Buis later said, “Every school deals with fights and altercations. Every one of them is different. I can’t say I have had a situation with strangulation at the school. That’s definitely a first. With criminal charges, it is my understanding that any type of stuff like that is added on in the sentencing phase later in court.”

Dontashia Southerland, the victim’s sister, who revealed she has had her own encounters with racism within the Casey County School District, said she was “disgusted” by the incident.

“I was absolutely disgusted,” Southerland said to local station Lex18. “How are you gonna let something like that go on?” 

“There’s been multiple times where it’s been racist and I’ve been attacked and, I’ve been told that, ‘it’s fine just don’t do it again, just give them like a pat on the back don’t do it again,’” the sibling remembered.

She said their father, who died shortly before this incident, used to talk to them about racism. The big sister said once her brother, whose name is withheld because he is a minor, “jokingly called him the n-word, and dad goes that’s not a joke.”

The superintendent Barry Lee disagrees and says his administration is committed to making all schools in their network a safe space, stating “the behavior that occurred in the video will not be tolerated.”

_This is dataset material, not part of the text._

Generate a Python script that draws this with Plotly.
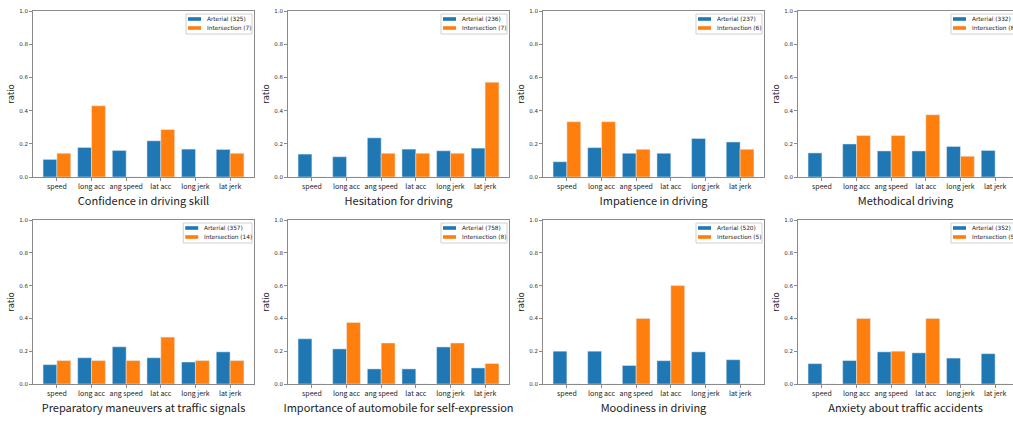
import plotly.graph_objects as go

# ---------------- data ----------------
categories = ["speed", "long acc", "ang speed", "lat acc", "long jerk", "lat jerk"]
titles = [
    "Confidence in driving skill",
    "Hesitation for driving",
    "Impatience in driving",
    "Methodical driving",
    "Preparatory maneuvers at traffic signals",
    "Importance of automobile for self-expression",
    "Moodiness in driving",
    "Anxiety about traffic accidents",
]
arterial_n = [325, 236, 237, 332, 357, 758, 520, 352]
intersection_n = [7, 7, 6, 8, 14, 8, 5, 5]

arterial = [
    [0.106, 0.178, 0.160, 0.218, 0.168, 0.166],
    [0.138, 0.122, 0.236, 0.168, 0.158, 0.174],
    [0.092, 0.177, 0.143, 0.143, 0.232, 0.211],
    [0.145, 0.199, 0.157, 0.157, 0.184, 0.160],
    [0.118, 0.160, 0.227, 0.160, 0.134, 0.196],
    [0.276, 0.214, 0.092, 0.092, 0.226, 0.098],
    [0.200, 0.200, 0.113, 0.142, 0.196, 0.148],
    [0.124, 0.143, 0.196, 0.190, 0.158, 0.185],
]
intersection = [
    [0.143, 0.429, 0.0, 0.286, 0.0, 0.143],
    [0.0, 0.0, 0.143, 0.143, 0.143, 0.571],
    [0.333, 0.333, 0.167, 0.0, 0.0, 0.167],
    [0.0, 0.25, 0.25, 0.375, 0.125, 0.0],
    [0.143, 0.143, 0.143, 0.286, 0.143, 0.143],
    [0.0, 0.375, 0.25, 0.0, 0.25, 0.125],
    [0.0, 0.0, 0.4, 0.6, 0.0, 0.0],
    [0.0, 0.4, 0.2, 0.4, 0.0, 0.0],
]
y_ticks = [0.0, 0.2, 0.4, 0.6, 0.8, 1.0]

# ---------------- layout geometry (pixels) ----------------
W, H = 1013, 421
col_left = [33, 288, 543, 798]
panel_w = 221
row_top = [11, 220]
row_bottom = [177, 384]
x_lo, x_hi = -0.69, 5.69
units_per_px = (x_hi - x_lo) / panel_w

BLUE = "#1f77b4"
ORANGE = "#ff7f0e"
SPINE = "#8a8a8a"
TXT = "#222222"


def px(v):
    return v / W


def py(v):
    return 1 - v / H


fig = go.Figure()
shapes = []
annotations = []

for i in range(8):
    r, c = divmod(i, 4)
    ax = "" if i == 0 else str(i + 1)
    left = col_left[c]
    right_full = left + panel_w
    right = min(right_full, W)
    rng_hi = x_lo + (right - left) * units_per_px
    xd = [px(left), px(right)]
    yd = [py(row_bottom[r]), py(row_top[r])]

    fig.add_trace(go.Bar(x=categories, y=arterial[i], marker_color=BLUE,
                         xaxis="x" + ax, yaxis="y" + ax, showlegend=False,
                         offsetgroup="a", name=f"Arterial ({arterial_n[i]})"))
    fig.add_trace(go.Bar(x=categories, y=intersection[i], marker_color=ORANGE,
                         xaxis="x" + ax, yaxis="y" + ax, showlegend=False,
                         offsetgroup="b", name=f"Intersection ({intersection_n[i]})"))

    fig.layout["xaxis" + ax] = dict(
        domain=xd, anchor="y" + ax, range=[x_lo, rng_hi], type="category",
        showline=True, linecolor=SPINE, linewidth=1, mirror=True,
        ticks="outside", ticklen=3, tickcolor=SPINE, showgrid=False,
        tickfont=dict(family="Noto Sans CJK JP", size=7, color=TXT),
        ticklabeloverflow="allow",
        title=dict(text=titles[i], standoff=6,
                   font=dict(family="Noto Sans CJK JP", size=11, color=TXT)),
        fixedrange=True, automargin=False,
    )
    fig.layout["yaxis" + ax] = dict(
        domain=yd, anchor="x" + ax, range=[0, 1], tickvals=y_ticks,
        tickformat=".1f", showline=True, linecolor=SPINE, linewidth=1,
        mirror=True, ticks="outside", ticklen=3, tickcolor=SPINE,
        showgrid=False, zeroline=False, ticklabeloverflow="allow",
        tickfont=dict(family="DejaVu Sans", size=5.5, color="#333333"),
        title=dict(text="ratio", standoff=3,
                   font=dict(family="DejaVu Sans", size=8.5, color=TXT)),
        fixedrange=True, automargin=False,
    )

    # legend box (drawn like matplotlib's legend)
    labels = [f"Arterial ({arterial_n[i]})", f"Intersection ({intersection_n[i]})"]
    text_w = max(len(s) for s in labels) * 2.75
    box_r = right_full - 2
    box_w = 19 + text_w + 3
    box_l = box_r - box_w
    box_t = row_top[r] + 3
    box_b = box_t + 20
    shapes.append(dict(type="rect", xref="paper", yref="paper",
                       x0=px(box_l), x1=px(box_r), y0=py(box_b), y1=py(box_t),
                       line=dict(color="#d0d0d0", width=1),
                       fillcolor="rgba(255,255,255,0.8)", layer="above"))
    for k, (col, yc) in enumerate([(BLUE, box_t + 5), (ORANGE, box_t + 14)]):
        shapes.append(dict(type="rect", xref="paper", yref="paper",
                           x0=px(box_l + 2), x1=px(box_l + 15),
                           y0=py(yc + 1.8), y1=py(yc - 1.8),
                           line=dict(width=0), fillcolor=col, layer="above"))
        annotations.append(dict(text=labels[k], xref="paper", yref="paper",
                                x=px(box_l + 19), y=py(yc), xanchor="left",
                                yanchor="middle", showarrow=False,
                                font=dict(family="DejaVu Sans", size=5.8, color=TXT)))

fig.update_layout(
    width=W, height=H,
    margin=dict(l=0, r=0, t=0, b=0, autoexpand=False),
    paper_bgcolor="white", plot_bgcolor="white",
    barmode="group", bargap=0.2, bargroupgap=0.0,
    shapes=shapes, annotations=annotations,
    showlegend=False, hovermode=False,
)

fig.write_html(
    "out.html",
    config={"displayModeBar": False, "staticPlot": True},
    post_script="document.documentElement.style.margin='0';"
                "document.body.style.margin='0';",
)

“The school administrators and the School Resource Officer (SRO) took immediate action, but we must continue to be proactive in helping our students to understand that this is not acceptable behavior in our schools or in our communities.”

Lee went on to assert, “the focus now is a unified effort to continue reinforcing the core values and school-wide expectations for students to be respectful, show integrity, have a safe learning environment, and excel in every aspect of being a successful student.”

The sister said her family is still moving forward with legal action. They also said they are considering changing schools, and finding a safer space for the learner.

“We all deserve to be treated the same,” Southerland said. “No one should be able to get more than the other person. No one should be able to get treated just because of the skin… color of their skin, than the other person.” 

“And it’s just something that shouldn’t be done.”